While 85% pre-funding is above par as compared to other plans, that ONLY means it is a bit farther away from insolvency than most others.

However, what the author fails to point out, most importantly, is what is the expected rate of return to ensure the funding level does not slip further? (Many plans have expectations of returns of at least 6% (with some at 8-9%), a level that is no longer attainable without investing in high-risk junk bonds.)

Also, what other holdings are exposed to market risk, such as equities? These alone can drastically alter the pre-funded percentage as stock prices can decline (along with the overall economy).

Honestly, ALL retirement programs are in jeopardy (so is your insurance company (oh, and your bank)), as government borrowing has displaced the formerly safe investment method of earning a decent return with little risk.

In other words, thanks to the Zero Interest Rate Policy (ZIRP) of the not-Federal, not-Reserve "System," earning interest on loaning money to others is going away, fast.

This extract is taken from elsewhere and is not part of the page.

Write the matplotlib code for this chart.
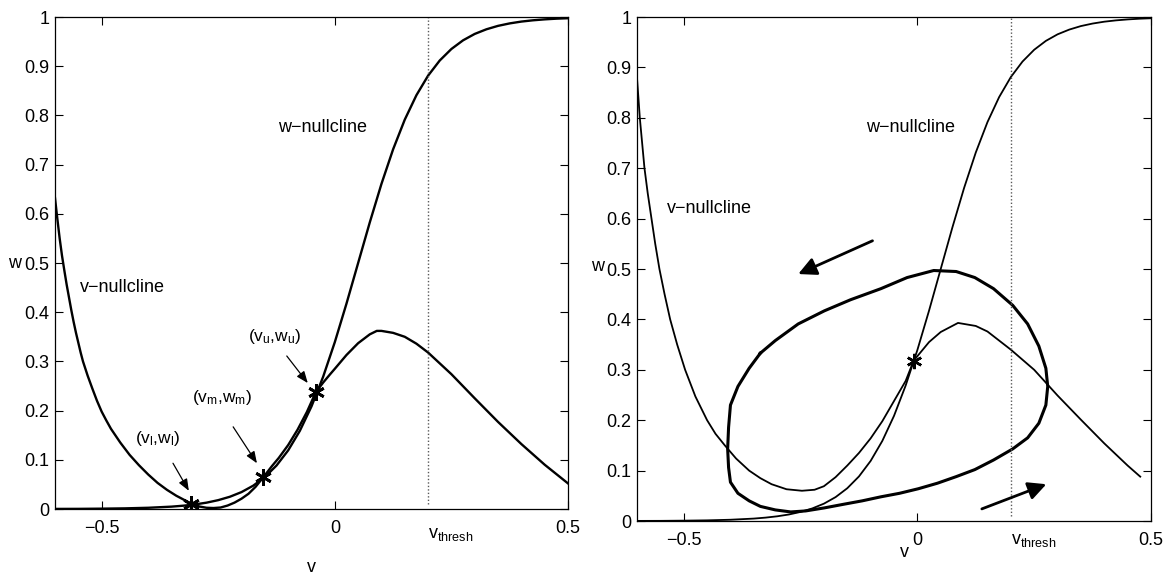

Look at your savings accounts. Is anyone coming out ahead of inflation when they only earn 1-2% on deposits? Of course not. Not when groceries and energy costs rise far faster.

These days holding a US Treasury bond is a guaranteed loser, and is rightfully known as a "certificate of confiscation." Now, who would hold these pieces of paper to maturity knowing they'll have diminished purchasing power? Why your retirement fund manager, that's who. See, they don't have to worry about purchasing power, but only solvency using the nominal numbers. What's worse, is that this action supports the predation of the Fed against the manager's own best interest of earning a return to the fund, as he is the one loaning other's money at below market rates. (The US Treasury would have to pay a far higher price if the Fed did not buy up everything in order to keep up the appearance of a functional financial system.)

So people like Mr. Krieder will defend their institutions against the "negative rhetoric" focusing on one single statistic while fully ignoring the facts that the capital formation market has been murdered by the easy money policies of Rome on the Potomac (and it's Wall St. attack dog).

Simply put, Mr. Krieder, reality has nothing at all to do with what "people deserve," but rather, with what people have. Or don't have.

What we don't have now, is a sound financial monetary system (i.e. commodity backed money), but rather an unsound one where IOUs issued by a wholly unaccountable private bank syndicate have usurped our formerly sound and legal money.

But hey, one doesn't have to believe me. You are free to trust your retirement to the professionals who choose to ignore these warnings, calling them "negative rhetoric."

Question is, do you really trust them enough to bet your future on it?